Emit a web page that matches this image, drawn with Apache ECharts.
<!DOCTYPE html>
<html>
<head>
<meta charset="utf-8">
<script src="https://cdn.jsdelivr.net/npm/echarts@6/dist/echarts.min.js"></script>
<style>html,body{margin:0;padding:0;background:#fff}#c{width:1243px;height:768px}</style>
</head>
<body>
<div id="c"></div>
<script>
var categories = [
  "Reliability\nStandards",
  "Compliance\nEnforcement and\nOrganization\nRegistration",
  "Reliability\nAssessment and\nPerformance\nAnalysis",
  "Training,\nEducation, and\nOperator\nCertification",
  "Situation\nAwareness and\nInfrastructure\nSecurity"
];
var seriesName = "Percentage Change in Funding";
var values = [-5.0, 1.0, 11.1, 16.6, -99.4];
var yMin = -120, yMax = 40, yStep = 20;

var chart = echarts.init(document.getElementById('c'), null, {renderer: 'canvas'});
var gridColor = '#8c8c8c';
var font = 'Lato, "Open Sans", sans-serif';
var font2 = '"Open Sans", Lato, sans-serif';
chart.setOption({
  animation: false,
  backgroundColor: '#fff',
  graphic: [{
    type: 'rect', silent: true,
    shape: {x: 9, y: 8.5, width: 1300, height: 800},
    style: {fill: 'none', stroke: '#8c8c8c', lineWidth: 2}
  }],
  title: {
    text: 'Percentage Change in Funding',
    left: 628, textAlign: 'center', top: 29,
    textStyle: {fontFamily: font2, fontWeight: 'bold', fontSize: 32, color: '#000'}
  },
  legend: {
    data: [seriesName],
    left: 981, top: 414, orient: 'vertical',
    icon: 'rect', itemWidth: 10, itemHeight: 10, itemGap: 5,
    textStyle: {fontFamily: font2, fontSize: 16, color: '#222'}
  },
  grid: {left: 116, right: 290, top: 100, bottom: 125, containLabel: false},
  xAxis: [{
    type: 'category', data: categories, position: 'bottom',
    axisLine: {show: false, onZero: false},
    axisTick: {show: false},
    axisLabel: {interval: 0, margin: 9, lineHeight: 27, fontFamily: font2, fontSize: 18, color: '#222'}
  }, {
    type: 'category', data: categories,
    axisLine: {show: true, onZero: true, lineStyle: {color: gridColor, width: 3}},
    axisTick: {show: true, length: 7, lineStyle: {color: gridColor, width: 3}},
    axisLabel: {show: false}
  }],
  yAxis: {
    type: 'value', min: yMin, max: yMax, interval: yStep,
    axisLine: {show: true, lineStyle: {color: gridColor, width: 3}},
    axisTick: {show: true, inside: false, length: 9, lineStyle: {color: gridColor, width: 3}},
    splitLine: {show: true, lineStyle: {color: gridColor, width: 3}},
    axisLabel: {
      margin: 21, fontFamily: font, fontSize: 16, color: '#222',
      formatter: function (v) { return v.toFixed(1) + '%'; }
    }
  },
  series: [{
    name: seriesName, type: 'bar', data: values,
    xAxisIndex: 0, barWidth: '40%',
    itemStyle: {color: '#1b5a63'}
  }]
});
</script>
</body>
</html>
==================================================
_Task description_:
Return a word-for-word copy of the lines from the beginning of the listing to the line holding "var yMin = -120, yMax = 40, yStep = 20;", both kept.

_The result_:
Emit a web page that matches this image, drawn with Apache ECharts.
<!DOCTYPE html>
<html>
<head>
<meta charset="utf-8">
<script src="https://cdn.jsdelivr.net/npm/echarts@6/dist/echarts.min.js"></script>
<style>html,body{margin:0;padding:0;background:#fff}#c{width:1243px;height:768px}</style>
</head>
<body>
<div id="c"></div>
<script>
var categories = [
  "Reliability\nStandards",
  "Compliance\nEnforcement and\nOrganization\nRegistration",
  "Reliability\nAssessment and\nPerformance\nAnalysis",
  "Training,\nEducation, and\nOperator\nCertification",
  "Situation\nAwareness and\nInfrastructure\nSecurity"
];
var seriesName = "Percentage Change in Funding";
var values = [-5.0, 1.0, 11.1, 16.6, -99.4];
var yMin = -120, yMax = 40, yStep = 20;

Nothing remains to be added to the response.